Saturday, November 21, 2009

Guest Blog: WHIT 5.0

Written by my good friend (and boss), Micah Dylan:

 
Members of the VelocIT executive team participated in the World Healthcare IT Congress in Alexandria, VA this month. Bruce Fielding and Micah Dylan attended, and we sponsored Dave Burrill, from Wisdom Legacy, and Joyce Hunter, an executive consultant from Washington, DC, as co-attendees.
 
A few highlights from the show:
  • Bill Clinton spoke on the need to increase healthcare capacity in developing countries, but in the US we have to focus on removing rigidity from our healthcare system. It has become ossified due to a lack of standards that have locked easy flexibility and capability away from patients.
  • Newt Gingrich spoke about the problem of personal accountability and the type of programs and incentives that address individual, cultural, and organizational issues before financial ones. His new foundation, the Center for Health Transformation, is focused on these issues.
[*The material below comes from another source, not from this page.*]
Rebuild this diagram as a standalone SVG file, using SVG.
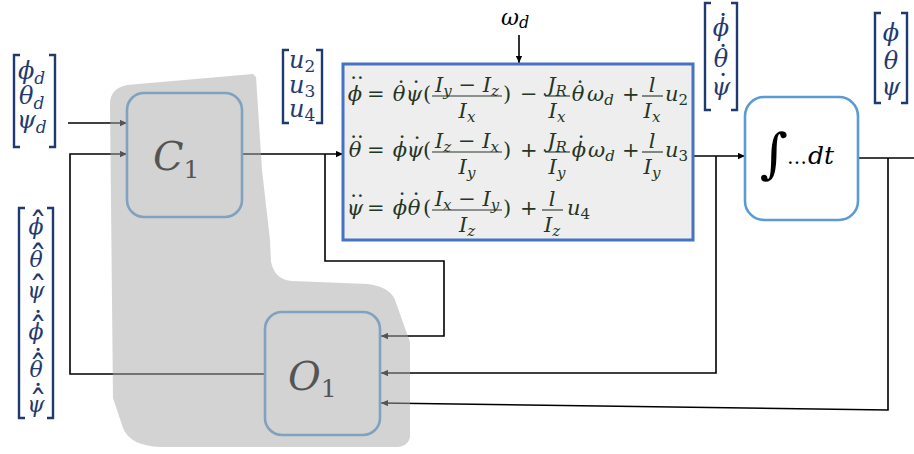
<svg xmlns="http://www.w3.org/2000/svg" width="914" height="454" viewBox="0 0 914 454">
<defs>
<marker id="ah" viewBox="0 0 10 10" refX="10" refY="5" markerWidth="9" markerHeight="7" markerUnits="userSpaceOnUse" orient="auto"><path d="M0,0.5 L10,5 L0,9.5 Z" fill="#000"/></marker>
</defs>
<style>
.ln{fill:none;stroke:#000;stroke-width:1.6}
.eq{font-family:"DejaVu Serif",serif;font-size:21px;fill:#243524}
.it{font-style:italic}
.up{font-style:normal}
.sb{font-size:15px}
.dt{font-family:"DejaVu Serif",serif;font-size:21px;fill:#243524;text-anchor:middle}
.bar{stroke:#243524;stroke-width:1.1}
.vec{font-family:"DejaVu Serif",serif;font-style:italic;font-size:24px;fill:#1f3a70}
.vec2{font-family:"DejaVu Serif",serif;font-style:italic;font-size:22px;fill:#1f3a70;text-anchor:middle}
.vd{font-family:"DejaVu Serif",serif;font-size:24px;fill:#1f3a70;text-anchor:middle}
.vh{font-family:"DejaVu Serif",serif;font-size:36px;fill:#1f3a70;text-anchor:middle}
.vs{font-size:17px}
.br{fill:none;stroke:#1f3a70;stroke-width:2.4}
.box{fill:#fff;stroke:#5b9bd5;stroke-width:2.6}
.lbl{font-family:"DejaVu Serif",serif;fill:#000}
</style>
<rect width="914" height="454" fill="#fff"/>

<g id="connectors">
<path class="ln" d="M68,123 H127" marker-end="url(#ah)"/>
<path class="ln" d="M265,374 H70 V154 H127" marker-end="url(#ah)"/>
<path class="ln" d="M242,154 H343" marker-end="url(#ah)"/>
<path class="ln" d="M325,154 V261 H444 V336 H381" marker-end="url(#ah)"/>
<path class="ln" d="M519,35 V63" marker-end="url(#ah)"/>
<path class="ln" d="M692,156 H745" marker-end="url(#ah)"/>
<path class="ln" d="M716,156 V373 H381" marker-end="url(#ah)"/>
<path class="ln" d="M858,158 H914"/>
<path class="ln" d="M888,158 V410 L381,403" marker-end="url(#ah)"/>
</g>

<g id="vec-desired">
<path class="br" d="M20,55 H14 V147 H20 M49,55 H55 V147 H49"/>
<text class="vec" x="18" y="79">&#x3D5;<tspan class="vs" dy="5">d</tspan></text>
<text class="vec" x="19" y="104">&#x3B8;<tspan class="vs" dy="5">d</tspan></text>
<text class="vec" x="17" y="128">&#x3C8;<tspan class="vs" dy="5">d</tspan></text>
</g>

<g id="vec-estimates">
<path class="br" d="M25,208 H19 V418 H25 M47,208 H53 V418 H47"/>
<text class="vec2" x="36" y="234">&#x3D5;</text>
<text class="vh" x="38" y="238">&#x2C6;</text>
<text class="vec2" x="36" y="267">&#x3B8;</text>
<text class="vh" x="38" y="271">&#x2C6;</text>
<text class="vec2" x="36" y="298">&#x3C8;</text>
<text class="vh" x="38" y="302">&#x2C6;</text>
<text class="vec2" x="36" y="339">&#x3D5;</text>
<text class="vh" x="38" y="343">&#x2C6;</text>
<text class="vd" x="38" y="313">.</text>
<text class="vec2" x="36" y="377">&#x3B8;</text>
<text class="vh" x="38" y="381">&#x2C6;</text>
<text class="vd" x="38" y="351">.</text>
<text class="vec2" x="36" y="412">&#x3C8;</text>
<text class="vh" x="38" y="416">&#x2C6;</text>
<text class="vd" x="38" y="386">.</text>
</g>

<g id="vec-u">
<path class="br" d="M289,50 H283 V123 H289 M316,50 H322 V123 H316"/>
<text class="vec" x="289" y="68">u<tspan class="vs up" dy="4">2</tspan></text>
<text class="vec" x="289" y="93">u<tspan class="vs up" dy="4">3</tspan></text>
<text class="vec" x="289" y="117">u<tspan class="vs up" dy="4">4</tspan></text>
</g>

<g id="vec-rates">
<path class="br" d="M711,3 H705 V110 H711 M731,3 H737 V110 H731"/>
<text class="vec" text-anchor="middle" x="721" y="36">&#x3D5;</text>
<text class="vd" x="723" y="16">.</text>
<text class="vec" text-anchor="middle" x="721" y="67">&#x3B8;</text>
<text class="vd" x="723" y="47">.</text>
<text class="vec" text-anchor="middle" x="721" y="95">&#x3C8;</text>
<text class="vd" x="723" y="76">.</text>
</g>

<g id="vec-out">
<path class="br" d="M881,13 H875 V103 H881 M901,13 H907 V103 H901"/>
<text class="vec" text-anchor="middle" x="891" y="41">&#x3D5;</text>
<text class="vec" text-anchor="middle" x="891" y="69">&#x3B8;</text>
<text class="vec" text-anchor="middle" x="891" y="95">&#x3C8;</text>
</g>

<g id="omega-d">
<text class="lbl" font-style="italic" font-size="22" x="501" y="25" fill="#222">&#x3C9;<tspan font-size="16" dy="3">d</tspan></text>
</g>

<g id="C1">
<rect class="box" x="127" y="93" width="115" height="124" rx="17"/>
<text class="lbl" font-style="italic" font-size="40" x="153" y="170">C<tspan font-style="normal" font-size="25" dy="8">1</tspan></text>
</g>

<g id="O1">
<rect class="box" x="265" y="312" width="115" height="123" rx="17"/>
<text class="lbl" font-style="italic" font-size="40" x="288" y="390">O<tspan font-style="normal" font-size="25" dy="7">1</tspan></text>
</g>

<g id="dynamics">
<rect x="343" y="64" width="350" height="176" fill="#eeeeee" stroke="#4472c4" stroke-width="3"/>
<!-- equation 1 -->
<text class="eq it" text-anchor="middle" x="355" y="101">&#x3D5;</text>
<text class="dt" x="357" y="79">..</text>
<text class="eq" x="367" y="101">=</text>
<text class="eq it" text-anchor="middle" x="399" y="101">&#x3B8;</text>
<text class="dt" x="401" y="83">.</text>
<text class="eq it" text-anchor="middle" x="414" y="101">&#x3C8;</text>
<text class="dt" x="416" y="83">.</text>
<text class="eq" x="423" y="101">(</text>
<text class="eq it" text-anchor="middle" x="467" y="92">I<tspan class="sb" dy="4">y</tspan><tspan class="up" dy="-4"> &#x2212; </tspan>I<tspan class="sb" dy="4">z</tspan></text>
<line class="bar" x1="432" y1="96" x2="502" y2="96"/>
<text class="eq it" text-anchor="middle" x="467" y="118">I<tspan class="sb" dy="4">x</tspan></text>
<text class="eq" x="503" y="101">)</text>
<text class="eq" x="520" y="101">&#x2212;</text>
<text class="eq it" text-anchor="middle" x="557" y="92">J<tspan class="sb" dy="4">R</tspan></text>
<line class="bar" x1="545" y1="96" x2="570" y2="96"/>
<text class="eq it" text-anchor="middle" x="557" y="118">I<tspan class="sb" dy="4">x</tspan></text>
<text class="eq it" text-anchor="middle" x="578" y="101">&#x3B8;</text>
<text class="dt" x="580" y="83">.</text>
<text class="eq it" x="587" y="101">&#x3C9;<tspan class="sb" dy="4">d</tspan></text>
<text class="eq" x="622" y="101">+</text>
<text class="eq it" text-anchor="middle" x="652" y="92">l</text>
<line class="bar" x1="642" y1="96" x2="663" y2="96"/>
<text class="eq it" text-anchor="middle" x="652" y="118">I<tspan class="sb" dy="4">x</tspan></text>
<text class="eq it" x="665" y="101">u<tspan class="sb up" dy="4">2</tspan></text>
<!-- equation 2 -->
<text class="eq it" text-anchor="middle" x="355" y="157">&#x3B8;</text>
<text class="dt" x="357" y="138">..</text>
<text class="eq" x="367" y="157">=</text>
<text class="eq it" text-anchor="middle" x="400" y="157">&#x3D5;</text>
<text class="dt" x="402" y="138">.</text>
<text class="eq it" text-anchor="middle" x="415" y="157">&#x3C8;</text>
<text class="dt" x="417" y="139">.</text>
<text class="eq" x="423" y="157">(</text>
<text class="eq it" text-anchor="middle" x="467" y="148">I<tspan class="sb" dy="4">z</tspan><tspan class="up" dy="-4"> &#x2212; </tspan>I<tspan class="sb" dy="4">x</tspan></text>
<line class="bar" x1="432" y1="152" x2="502" y2="152"/>
<text class="eq it" text-anchor="middle" x="467" y="174">I<tspan class="sb" dy="4">y</tspan></text>
<text class="eq" x="503" y="157">)</text>
<text class="eq" x="520" y="157">+</text>
<text class="eq it" text-anchor="middle" x="557" y="148">J<tspan class="sb" dy="4">R</tspan></text>
<line class="bar" x1="545" y1="152" x2="570" y2="152"/>
<text class="eq it" text-anchor="middle" x="557" y="174">I<tspan class="sb" dy="4">y</tspan></text>
<text class="eq it" text-anchor="middle" x="579" y="157">&#x3D5;</text>
<text class="dt" x="581" y="138">.</text>
<text class="eq it" x="588" y="157">&#x3C9;<tspan class="sb" dy="4">d</tspan></text>
<text class="eq" x="622" y="157">+</text>
<text class="eq it" text-anchor="middle" x="652" y="148">l</text>
<line class="bar" x1="642" y1="152" x2="663" y2="152"/>
<text class="eq it" text-anchor="middle" x="652" y="174">I<tspan class="sb" dy="4">y</tspan></text>
<text class="eq it" x="665" y="157">u<tspan class="sb up" dy="4">3</tspan></text>
<!-- equation 3 -->
<text class="eq it" text-anchor="middle" x="355" y="215">&#x3C8;</text>
<text class="dt" x="357" y="197">..</text>
<text class="eq" x="367" y="215">=</text>
<text class="eq it" text-anchor="middle" x="400" y="215">&#x3D5;</text>
<text class="dt" x="402" y="195">.</text>
<text class="eq it" text-anchor="middle" x="414" y="215">&#x3B8;</text>
<text class="dt" x="416" y="195">.</text>
<text class="eq" x="423" y="215">(</text>
<text class="eq it" text-anchor="middle" x="467" y="206">I<tspan class="sb" dy="4">x</tspan><tspan class="up" dy="-4"> &#x2212; </tspan>I<tspan class="sb" dy="4">y</tspan></text>
<line class="bar" x1="432" y1="210" x2="502" y2="210"/>
<text class="eq it" text-anchor="middle" x="467" y="232">I<tspan class="sb" dy="4">z</tspan></text>
<text class="eq" x="503" y="215">)</text>
<text class="eq" x="520" y="215">+</text>
<text class="eq it" text-anchor="middle" x="552" y="206">l</text>
<line class="bar" x1="542" y1="210" x2="563" y2="210"/>
<text class="eq it" text-anchor="middle" x="552" y="232">I<tspan class="sb" dy="4">z</tspan></text>
<text class="eq it" x="567" y="215">u<tspan class="sb up" dy="4">4</tspan></text>
</g>

<g id="integrator">
<rect class="box" x="745" y="97" width="113" height="123" rx="19" stroke-width="3"/>
<text class="lbl" font-size="54" x="760" y="172">&#x222B;</text>
<text class="lbl" font-size="20" x="787" y="164">&#x2026;</text>
<text class="lbl" font-size="25" font-style="italic" x="808" y="164">dt</text>
</g>

<g id="observer-controller-region">
<path d="M110,104 C110,94 116,87 127,85 L253,74 L256,77 L262,170 L270,240 L271,262 C274,275 281,280 292,281 L368,284 C383,286 392,292 395,300 L410,342 L410,436 C410,442 405,446 398,447 L160,447 C140,446 128,440 123,428 L113,398 Z" fill="#a8a8a8" fill-opacity="0.5"/>
</g>
</svg>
  • Dr. Donald Simborg from Health Level Seven (HL7) became our new hero when he said that "it's more important to agree on a standard than to find the perfect standard. The most value comes from simply having a standard and moving on. The Internet developed because we had TCP/IP, not because that was the best networking standard you could possibly have."
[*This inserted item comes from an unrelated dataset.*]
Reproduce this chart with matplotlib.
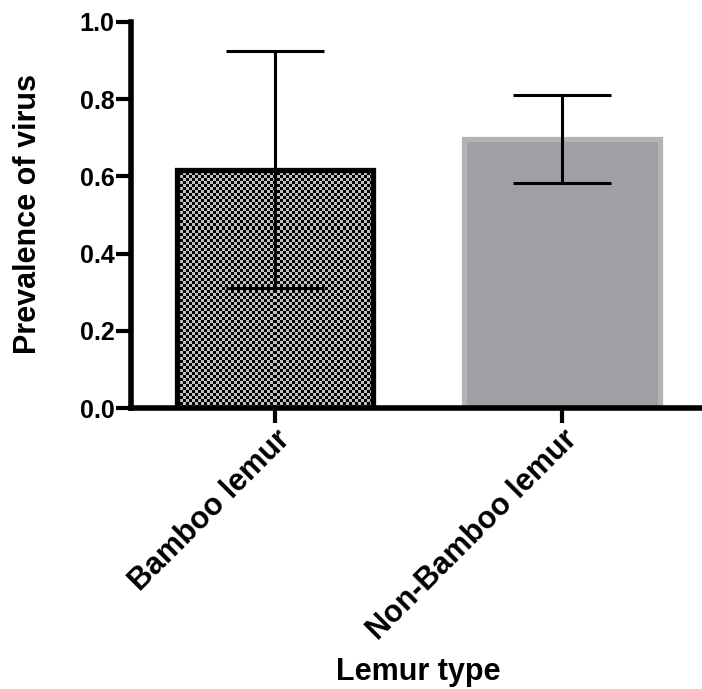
import numpy as np
import matplotlib
matplotlib.use("Agg")
import matplotlib.pyplot as plt

categories = ["Bamboo lemur", "Non-Bamboo lemur"]
values = [0.617, 0.697]
errors = [0.307, 0.113]
yticks = [0.0, 0.2, 0.4, 0.6, 0.8, 1.0]

plt.rcParams['font.family'] = ['Liberation Sans', 'DejaVu Sans']
plt.rcParams['font.weight'] = 'bold'

W, H = 702, 689
fig = plt.figure(figsize=(W / 100, H / 100), dpi=100)
ax = fig.add_axes([131 / W, (H - 408) / H, (702 - 131) / W, (408 - 22) / H])

x = np.arange(len(categories))
bars = ax.bar(x, values, width=0.683, zorder=2)
b1, b2 = bars
b1.set_facecolor('none')
b1.set_edgecolor('black')
b1.set_linewidth(3.8)
b2.set_facecolor('#a09fa4')
b2.set_edgecolor('#b3b3b3')
b2.set_linewidth(3.8)

# checkerboard texture for first bar
cell = 3
bw_px = 196
bh_px = int(values[0] * 386)
nx, ny = bw_px // cell, bh_px // cell
yy, xx = np.mgrid[0:ny, 0:nx]
tex = ((xx + yy) % 2).astype(float)
x0 = b1.get_x()
ax.imshow(tex, cmap=matplotlib.colors.ListedColormap(['#000000', '#c0c0c0']),
          extent=[x0, x0 + b1.get_width(), 0, values[0]], aspect='auto',
          interpolation='nearest', zorder=1.5, clip_path=b1, clip_on=True)

ax.errorbar(x, values, yerr=errors, fmt='none', ecolor='black', elinewidth=2.2,
            capsize=35, capthick=2.2, zorder=3)

ax.set_xlim(-0.502, 1.488)
ax.set_ylim(0, 1.0)
ax.set_yticks(yticks)
ax.set_yticklabels([f"{v:.1f}" for v in yticks], fontsize=18, fontweight='bold')
ax.set_xticks(x)
ax.set_xticklabels(categories, rotation=45, ha='right', rotation_mode='anchor',
                   fontsize=22, fontweight='bold')
for s in ['top', 'right']:
    ax.spines[s].set_visible(False)
for s in ['left', 'bottom']:
    ax.spines[s].set_linewidth(4)
ax.tick_params(axis='both', width=3, length=11, pad=1)
ax.set_ylabel("Prevalence of virus", fontsize=22, fontweight='bold', va='center')
ax.yaxis.set_label_coords(-0.180, 0.503)
ax.set_xlabel("Lemur type", fontsize=22, fontweight='bold', va='center')
ax.xaxis.set_label_coords(0.503, -0.685)

fig.savefig("out.png", dpi=100)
  • The 'last mile' problem from a local Health Information Exchange (HIE) to providers is probably the biggest technical hurdle. That encompasses standards, implementations, and adoption issues which may be insurmountable.
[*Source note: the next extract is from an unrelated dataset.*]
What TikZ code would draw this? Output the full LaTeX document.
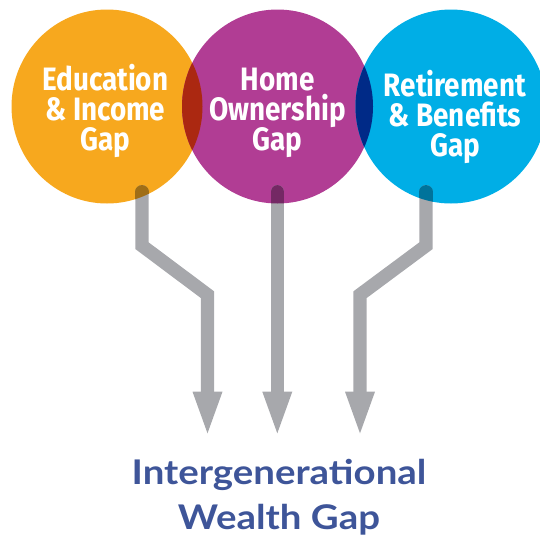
\documentclass[tikz,border=0pt]{standalone}
\usepackage{fontspec}
\newfontfamily\circfont[FakeStretch=0.86]{Fira Sans}
\newfontfamily\latofont[FakeStretch=1.13]{Lato}
\definecolor{corange}{HTML}{F7A81E}
\definecolor{cpurple}{HTML}{B13D94}
\definecolor{cblue}{HTML}{00AEE6}
\definecolor{lensred}{HTML}{AB2811}
\definecolor{lensnavy}{HTML}{002A87}
\definecolor{agray}{HTML}{A7A8AC}
\definecolor{aorange}{HTML}{A06E16}
\definecolor{apurple}{HTML}{742864}
\definecolor{ablue}{HTML}{00739B}
\definecolor{ctext}{HTML}{3E5599}
\tikzset{
  shaft/.style={line width=13.3pt, line cap=round, line join=miter},
  headtri/.style={fill=agray},
  circtext/.style={text=white, anchor=base, inner sep=0pt, font=\circfont\bfseries\fontsize{32.4}{30}\selectfont},
  bottext/.style={text=ctext, anchor=base, inner sep=0pt, font=\latofont\bfseries\fontsize{34}{45}\selectfont},
}
\begin{document}
\begin{tikzpicture}[x=1pt,y=-1pt]
\useasboundingbox (0,0) rectangle (540,536);
% circles
\def\orangepath{(107,106.5) ellipse [x radius=95.5, y radius=97]}
\def\purplepath{(277.5,106.5) ellipse [x radius=95.5, y radius=97]}
\def\bluepath{(451,106.5) ellipse [x radius=95.5, y radius=97]}
\fill[corange] \orangepath;
\fill[cpurple] \purplepath;
\fill[cblue] \bluepath;
\begin{scope}\clip \orangepath; \fill[lensred] \purplepath; \end{scope}
\begin{scope}\clip \bluepath; \fill[lensnavy] \purplepath; \end{scope}
\node[inner sep=0pt] (edu) at (107,106.5) {};
\node[inner sep=0pt] (home) at (277.5,106.5) {};
\node[inner sep=0pt] (ret) at (451,106.5) {};
% arrow coordinates
\coordinate (a1s) at (142,191.7);
\coordinate (a1b) at (142,245.7);
\coordinate (a1c) at (207.5,294.7);
\coordinate (a1e) at (207.5,391.7);
\coordinate (a2s) at (277.3,191.7);
\coordinate (a2e) at (277.3,391.7);
\coordinate (a3s) at (426,191.7);
\coordinate (a3b) at (426,245.7);
\coordinate (a3c) at (360,294.7);
\coordinate (a3e) at (360,391.7);
% shafts
\draw[shaft, agray] (a1s) -- (a1b) -- (a1c) -- (a1e);
\draw[shaft, agray] (a2s) -- (a2e);
\draw[shaft, agray] (a3s) -- (a3b) -- (a3c) -- (a3e);
% heads
\fill[headtri] ([xshift=-15pt]a1e) -- ([xshift=15pt]a1e) -- ([yshift=-41.6pt]a1e) -- cycle;
\fill[headtri] ([xshift=-15pt]a2e) -- ([xshift=15pt]a2e) -- ([yshift=-41.6pt]a2e) -- cycle;
\fill[headtri] ([xshift=-15pt]a3e) -- ([xshift=15pt]a3e) -- ([yshift=-41.6pt]a3e) -- cycle;
% darker overlaps
\begin{scope}\clip \orangepath; \draw[shaft, aorange] (a1s) -- (a1b); \end{scope}
\begin{scope}\clip \purplepath; \draw[shaft, apurple] (a2s) -- (a2e); \end{scope}
\begin{scope}\clip \bluepath; \draw[shaft, ablue] (a3s) -- (a3b); \end{scope}
% circle texts
\node[circtext] (e1) at (105.3,90.7) {Education};
\node[circtext] (e2) at (105.3,120.7) {\&~Income};
\node[circtext] (e3) at (105.3,150) {Gap};
\node[circtext] (h1) at (277.5,90.7) {Home};
\node[circtext] (h2) at (277.5,120.7) {Ownership};
\node[circtext] (h3) at (277.5,150) {Gap};
\node[circtext] (r1) at (455,96.7) {Retirement};
\node[circtext] (r2) at (455,126.7) {\&~Benefits};
\node[circtext] (r3) at (455,156.7) {Gap};
% bottom text
\node[bottext] (w1) at (279,484.3) {Intergenerational};
\node[bottext] (w2) at (279,529.3) {Wealth Gap};
\end{tikzpicture}
\end{document}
  • The move to a National HIE (NHIE) is extremely far off and 'unlikely in our lifetimes' according to some. The last mile problem looks more like the last light year.
  • Others are focused on orthogonal problems, such as leveraging the skills of healthcare experts to provide personalized healthare to the many rather than the few. One good example is Keas.com, by a former Google VP.
  • Within existing systems, value needs to be increased by focusing on usability and better return on value to payers and providers through automation and business process improvements.
  • There has to be a focus on involving patients in their own care.  Several speakers noted that the largest savings in health care costs will stem from preventing conditions like diabetes, heart disease, and life-style related cancers.